In real world applications involving synthetic speech, listeners should be able to comprehend the speech as easily and quickly as possible. Not only the intelligibility of phonemes contributes to the comprehensibility of speech, but suprasegmental factors (e.g. intonation, duration, accents, pauses) as well. Whereas methods for assessing segmental intelligibility are well known, it is less clear how overall quality can be measured. One method that might be used is the comprehension test. In a comprehension test, subjects hear a few sentences or paragraphs and answer question(s) about the content. However, the percentage of questions answered correctly may over-estimate the real-life comprehensibility of a synthesizer, because listeners may compensate for the less-than-perfect intelligibility by spending extra cognitive effort, that may go at the cost of other tasks that must be performed at the same time, like driving or monitoring.
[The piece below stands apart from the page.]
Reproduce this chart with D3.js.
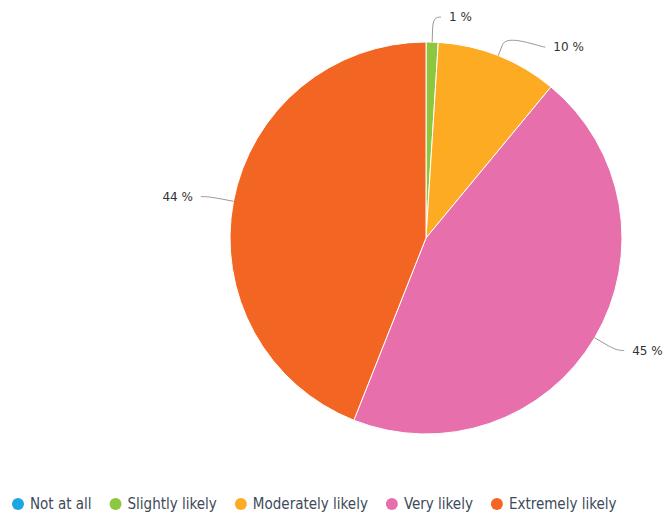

NYNEX developed a comprehension test containing items that approach real world applications. The test items were carefully constructed to ensure that they could not be answered without hearing the speech. In this paper this test is evaluated. To that end 322 subjects, recruted via an advertisement in a local newspaper, participated in the comprehension test, listening to synt hetic or natural speech. Half of the subjects did a concurrent mouse-controlled tracking task as well.
Despite the clearly superior quality of the natural speech, the comprehension test failed to show a statistically significant difference in the comprehensibility of natural and synthetic speech. Moreover, the tracking task did not seem to fulfill its intended function either. Detailed analysis of the data and the results led to a proposal for a redesign of the procedure for measuring the comprehensibility of synthetic speech.